Впервые выйдя на сцену, я почувствовал себя попавшим домой, целиком и полностью, отчего мне стало даже трудно напоминать себе, что почти никакого актерского опыта у меня нет. В театре я любил все. Любил его достойные осмеяния стороны, мгновенно рождающийся дух товарищества, глубокую привязанность, которую испытываешь в нем к каждому, кто причастен к спектаклю, любил долгие обсуждения мотивов, которые движут персонажами, любил читки, и репетиции, и технические прогоны, любил примерять костюмы и экспериментировать с гримом. Любил нервный трепет, который испытывал, стоя за кулисами, любил почти мистическое, сверхчувственное осознание каждой микросекунды, которую проводил на сцене, ощущение точности, с которой мог в каждый данный момент сказать, на что именно направлено внимание публики, любил трепет, охватывавший меня, когда я понимал, что увлекаю за собой сотни людей, что они скользят, точно серфингисты, по приливным и отливным волнам моего голоса.

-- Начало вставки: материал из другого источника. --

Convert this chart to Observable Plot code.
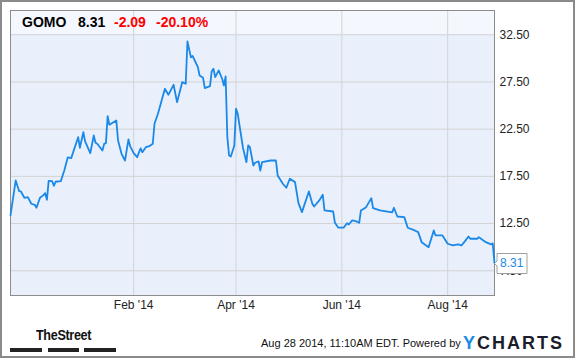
<!DOCTYPE html>
<html>
<head>
<meta charset="utf-8">
<script src="https://cdn.jsdelivr.net/npm/d3@7"></script>
<script src="https://cdn.jsdelivr.net/npm/@observablehq/plot@0.6"></script>
<style>
  body { margin: 0; background: #fff; }
  #wrap { position: relative; width: 575px; height: 358px; overflow: hidden; background: #fff;
          font-family: "Liberation Sans", Arial, sans-serif; }
  #plotbg { position: absolute; left: 10px; top: 10px; width: 484px; height: 285px; background: #e9f0fb; }
  #band { position: absolute; left: 10px; top: 10px; width: 484px; height: 24px; background: #f4f7fd; }
  #chart { position: absolute; left: 0; top: 0; z-index: 1; }
  #chart svg { background: transparent; }
  #chart g[aria-label="tip"] text { fill: #1a88e8; }
  .hd { position: absolute; top: 14px; font-weight: bold; font-size: 14px; white-space: nowrap; z-index: 2; }
  .blk { color: #000; }
  .red { color: #ff0000; }
  #street { position: absolute; left: 36px; top: 326px; font-family: "Liberation Sans Narrow", "Liberation Sans", Arial, sans-serif;
            font-weight: bold; font-size: 15px; letter-spacing: -0.4px; color: #111; z-index: 2;
            transform: scaleX(0.84); transform-origin: left top; }
  .bar { position: absolute; top: 348px; height: 4px; background: #222; z-index: 2; }
  #stamp { position: absolute; left: 261px; top: 337px; font-size: 11px; color: #111; white-space: nowrap; z-index: 2; }
  #yc { position: absolute; left: 463px; top: 333px; font-size: 18px; font-weight: bold; letter-spacing: 2px;
        color: #1c1c2a; white-space: nowrap; z-index: 2; }
  #yc .y { color: #1b8ae6; }
  #border { position: absolute; left: 0; top: 0; width: 575px; height: 358px; box-sizing: border-box;
            border: 2px solid #8a8a8a; z-index: 3; pointer-events: none; }
</style>
</head>
<body>
<div id="wrap">
  <div id="plotbg"></div>
  <div id="band"></div>
  <div id="chart"></div>
  <div class="hd blk" id="h1" style="left:22px"></div>
  <div class="hd blk" id="h2" style="left:78px"></div>
  <div class="hd red" id="h3" style="left:114px"></div>
  <div class="hd red" id="h4" style="left:156px"></div>
  <div id="street">TheStreet</div>
  <div class="bar" style="left:10px;width:32px"></div>
  <div class="bar" style="left:48px;width:31px"></div>
  <div class="bar" style="left:84px;width:32px"></div>
  <div id="stamp"></div>
  <div id="yc"><span class="y">Y</span>CHARTS</div>
  <div id="border"></div>
</div>
<script>
// ---- data ----
const ticker = "GOMO";
const lastPrice = 8.31;
const change = -2.09;
const changePct = -20.10;
const stampText = "Aug 28 2014, 11:10AM EDT.  Powered by";

const dates = [
  "2013-11-22","2013-11-25","2013-11-27","2013-11-28","2013-11-30","2013-12-02","2013-12-04","2013-12-06","2013-12-07","2013-12-09",
  "2013-12-11","2013-12-12","2013-12-13","2013-12-14","2013-12-16","2013-12-17","2013-12-18","2013-12-21","2013-12-23","2013-12-25",
  "2013-12-27","2013-12-31","2014-01-01","2014-01-03","2014-01-04","2014-01-07","2014-01-09","2014-01-10","2014-01-11","2014-01-14",
  "2014-01-15","2014-01-16","2014-01-17","2014-01-18","2014-01-22","2014-01-23","2014-01-25","2014-01-27","2014-01-29","2014-01-30",
  "2014-02-01","2014-02-03","2014-02-05","2014-02-06","2014-02-08","2014-02-10","2014-02-12","2014-02-13","2014-02-15","2014-02-19",
  "2014-02-21","2014-02-24","2014-02-26","2014-03-01","2014-03-03","2014-03-04","2014-03-06","2014-03-07","2014-03-10","2014-03-11",
  "2014-03-13","2014-03-14","2014-03-17","2014-03-18","2014-03-19","2014-03-20","2014-03-22","2014-03-24","2014-03-25","2014-03-26",
  "2014-03-27","2014-03-28","2014-03-29","2014-03-31","2014-04-01","2014-04-02","2014-04-05","2014-04-07","2014-04-08","2014-04-09",
  "2014-04-11","2014-04-12","2014-04-14","2014-04-15","2014-04-16","2014-04-21","2014-04-24","2014-04-25","2014-04-28","2014-04-30",
  "2014-05-02","2014-05-05","2014-05-07","2014-05-09","2014-05-13","2014-05-15","2014-05-16","2014-05-19","2014-05-21","2014-05-22",
  "2014-05-27","2014-05-28","2014-05-30","2014-06-02","2014-06-04","2014-06-05","2014-06-07","2014-06-09","2014-06-11","2014-06-12",
  "2014-06-15","2014-06-18","2014-06-19","2014-06-23","2014-06-30","2014-07-01","2014-07-03","2014-07-07","2014-07-09","2014-07-13",
  "2014-07-15","2014-07-17","2014-07-21","2014-07-24","2014-07-25","2014-07-29","2014-08-01","2014-08-04","2014-08-07","2014-08-09",
  "2014-08-11","2014-08-13","2014-08-14","2014-08-18","2014-08-19","2014-08-21","2014-08-23","2014-08-26","2014-08-27","2014-08-28"
];
const closes = [
  13.36,17.07,15.93,15.90,15.23,15.30,14.60,14.49,14.17,15.23,
  15.51,15.72,15.02,17.03,16.99,16.50,16.93,16.99,18.12,19.50,
  19.43,21.65,20.53,22.18,21.20,19.96,21.83,21.06,20.95,20.24,
  20.95,21.02,23.88,22.97,23.42,21.30,19.89,19.18,21.41,20.67,
  19.96,19.53,20.46,20.06,20.59,20.70,20.95,23.07,24.13,26.78,
  26.14,27.20,25.36,27.48,27.31,31.79,30.10,30.25,29.07,28.19,
  27.94,26.84,27.06,28.64,28.90,28.01,28.72,27.84,27.13,28.08,
  21.65,19.71,19.61,20.74,24.66,24.13,20.53,19.00,20.77,20.59,
  18.65,18.94,19.08,18.12,19.00,19.18,19.18,17.60,16.72,16.29,
  17.25,16.89,14.66,13.71,15.90,14.60,14.31,14.95,15.55,13.89,
  13.78,12.58,12.06,12.06,12.54,12.40,12.83,12.76,12.58,13.89,
  14.24,15.19,14.13,13.89,13.68,14.17,13.25,13.18,12.06,11.77,
  11.59,10.53,10.00,11.77,11.24,11.24,10.36,10.18,10.29,10.18,
  10.64,11.13,10.89,10.89,11.06,10.78,10.53,10.29,10.40,8.31
];
const yTicks = [7.5, 12.5, 17.5, 22.5, 27.5, 32.5];
const xTicks = ["2014-02-01", "2014-04-01", "2014-06-01", "2014-08-01"];
const xDomain = ["2013-11-22", "2014-08-28"];
const yDomain = [4.88, 35.07];

// ---- build ----
const data = dates.map((d, i) => ({date: new Date(d), close: closes[i]}));
const last = data[data.length - 1];
const xTickDates = xTicks.map(d => new Date(d));

document.getElementById("h1").textContent = ticker;
document.getElementById("h2").textContent = lastPrice.toFixed(2);
document.getElementById("h3").textContent = change.toFixed(2);
document.getElementById("h4").textContent = changePct.toFixed(2) + "%";
document.getElementById("stamp").textContent = stampText;

const chart = Plot.plot({
  width: 575,
  height: 358,
  marginLeft: 10,
  marginRight: 81,
  marginTop: 10,
  marginBottom: 63,
  style: {background: "transparent", fontFamily: "Liberation Sans, Arial, sans-serif", fontSize: "12px", color: "#222"},
  x: {type: "utc", domain: xDomain.map(d => new Date(d))},
  y: {domain: yDomain},
  marks: [
    Plot.gridY(yTicks, {stroke: "#d3d3d3", strokeOpacity: 1}),
    Plot.gridX(xTickDates, {stroke: "#d3d3d3", strokeOpacity: 1}),
    Plot.axisY(yTicks, {anchor: "right", tickSize: 0, tickPadding: 5, textAnchor: "start", tickFormat: d3.format(".2f"), label: null, fill: "#222"}),
    Plot.axisX(xTickDates, {anchor: "bottom", tickSize: 0, tickPadding: 5, tickFormat: d3.utcFormat("%b '%y"), label: null, fill: "#222"}),
    Plot.frame({stroke: "#8c8c8c"}),
    Plot.line(data, {x: "date", y: "close", stroke: "#1a88e8", strokeWidth: 1.8, strokeLinejoin: "round"}),
    Plot.tip([last], {x: "date", y: "close", title: d => d.close.toFixed(2), anchor: "left",
      fill: "white", stroke: "#a0a0a0", pointerSize: 5, textPadding: 3, fontSize: 12, pathFilter: "none"})
  ]
});
document.getElementById("chart").appendChild(chart);
</script>
</body>
</html>
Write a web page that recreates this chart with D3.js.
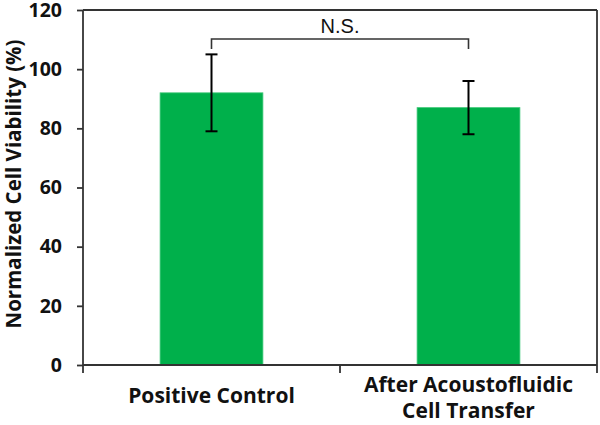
<!DOCTYPE html>
<html><head><meta charset="utf-8">
<script src="https://cdn.jsdelivr.net/npm/d3@7"></script>
<style>body{margin:0;background:#fff}svg{display:block}</style>
</head><body>
<script>
const categories = [["Positive Control"], ["After Acoustofluidic", "Cell Transfer"]];
const means = [92, 87];
const errUpper = [105, 96];
const errLower = [79, 78];
const yTicks = [0, 20, 40, 60, 80, 100, 120];
const yTitle = "Normalized Cell Viability (%)";
const sigLabel = "N.S.";

const W = 600, H = 425;
const L = 83, R = 597, T = 10, B = 365;
const svg = d3.select("body").append("svg").attr("width", W).attr("height", H);
const font = "'Open Sans', Lato, sans-serif";

const x = d3.scaleBand().domain(d3.range(categories.length)).range([L, R]).padding(0);
const y = d3.scaleLinear().domain([0, 120]).range([B, T]);
const bw = x.bandwidth() * 0.4;
const cx = i => x(i) + x.bandwidth() / 2;

// bars
svg.selectAll("rect.bar").data(means).join("rect")
  .attr("x", (d, i) => cx(i) - bw / 2).attr("width", bw)
  .attr("y", d => y(d)).attr("height", d => y(0) - y(d))
  .attr("fill", "#00B04B").attr("stroke", "#3fc878").attr("stroke-width", 0.8);

// y axis
const ya = svg.append("g").attr("transform", `translate(${L},0)`)
  .call(d3.axisLeft(y).tickValues(yTicks).tickSize(6).tickSizeOuter(0).tickPadding(15));
ya.select(".domain").remove();
ya.selectAll(".tick line").attr("stroke", "#333").attr("stroke-width", 1.8);
ya.selectAll(".tick text").attr("font-family", font).attr("font-weight", "bold")
  .attr("font-size", 19.5).attr("fill", "#111");

// frame lines
const axisColor = "#333";
svg.append("line").attr("x1", L).attr("x2", L).attr("y1", T).attr("y2", B + 8).attr("stroke", axisColor).attr("stroke-width", 1.8);
svg.append("line").attr("x1", R).attr("x2", R).attr("y1", T).attr("y2", B + 8).attr("stroke", axisColor).attr("stroke-width", 1.8);
svg.append("line").attr("x1", L).attr("x2", R).attr("y1", T).attr("y2", T).attr("stroke", axisColor).attr("stroke-width", 1.8);
svg.append("line").attr("x1", L).attr("x2", R).attr("y1", B).attr("y2", B).attr("stroke", axisColor).attr("stroke-width", 1.8);
// x ticks at band boundaries
d3.range(1, categories.length).forEach(i => {
  svg.append("line").attr("x1", x(i)).attr("x2", x(i)).attr("y1", B).attr("y2", B + 8).attr("stroke", axisColor).attr("stroke-width", 1.8);
});

// x labels
categories.forEach((lines, i) => {
  const t = svg.append("text").attr("text-anchor", "middle").attr("font-family", font)
    .attr("font-weight", "bold").attr("font-size", 21).attr("fill", "#111");
  const y0 = lines.length === 1 ? 403 : 392;
  lines.forEach((s, j) => {
    t.append("tspan").attr("x", cx(i)).attr("y", y0 + j * 26).text(s);
  });
});

// error bars
const eg = svg.append("g").attr("stroke", "#000").attr("stroke-width", 2);
means.forEach((m, i) => {
  const ex = cx(i);
  eg.append("line").attr("x1", ex).attr("x2", ex).attr("y1", y(errUpper[i])).attr("y2", y(errLower[i]));
  eg.append("line").attr("x1", ex - 6).attr("x2", ex + 6).attr("y1", y(errUpper[i])).attr("y2", y(errUpper[i]));
  eg.append("line").attr("x1", ex - 6).attr("x2", ex + 6).attr("y1", y(errLower[i])).attr("y2", y(errLower[i]));
});

// significance bracket
const by = 39, bEnd = 49;
svg.append("path")
  .attr("d", `M${cx(0)},${bEnd}V${by}H${cx(1)}V${bEnd}`)
  .attr("fill", "none").attr("stroke", "#333").attr("stroke-width", 1.6);
svg.append("text").attr("x", (cx(0) + cx(1)) / 2).attr("y", 33).attr("text-anchor", "middle")
  .attr("font-family", "Arial, 'Liberation Sans', sans-serif").attr("font-size", 20).attr("fill", "#111")
  .text(sigLabel);

// y title
svg.append("text").attr("transform", `translate(21,184) rotate(-90)`)
  .attr("text-anchor", "middle").attr("font-family", font).attr("font-weight", "bold")
  .attr("font-size", 20.5).attr("fill", "#111").text(yTitle);
</script>
</body></html>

На самом деле удовольствие, которое ты получаешь на сцене, вовсе не связано с наслаждением зрительской любовью, вниманием и обожанием. Не связано оно и с властью над публикой, которую ты (как тебе кажется) обретаешь. Ты просто ощущаешь себя совершенно живым и до изумления совершенным, поскольку понимаешь: ты делаешь именно то, ради чего тебя послали на землю.
Не так давно я сопровождал в Кению нескольких родившихся на севере белых носорогов. Их перевозили из зоопарка Чешской Республики, кроме которого они ничего в жизни не видели. Безумно трогательно было смотреть, как эти животные поднимают тяжелые головы, чтобы взглянуть в огромное небо над саванной, как впитывают звуки и запахи среды обитания, к которой гены приспосабливали их в течение миллионов лет. Быстрые, неверящие всхрапы, помахивания рогами из стороны в сторону, подергивание шкур на боках — все говорило: они самым нутром своим понимали, что оказались там, где им и полагается быть. Не стану уверять вас, будто сцена — это моя саванна, однако я испытывал на ней нечто подобное тому порожденному окончательным возвращением домой приливу облегчения и счастья, который, похоже, ощутили носороги, впервые унюхавшие воздух Африки. Остается лишь пожалеть, что профессиональный «взрослый» театр не позволяет нам подниматься на такой же уровень радости и исполнения желаний. После трех, самое большее пяти представлений студенческий спектакль прекращает свое существование и ты переходишь к чему-то новому. Что я и проделывал. Опять и опять.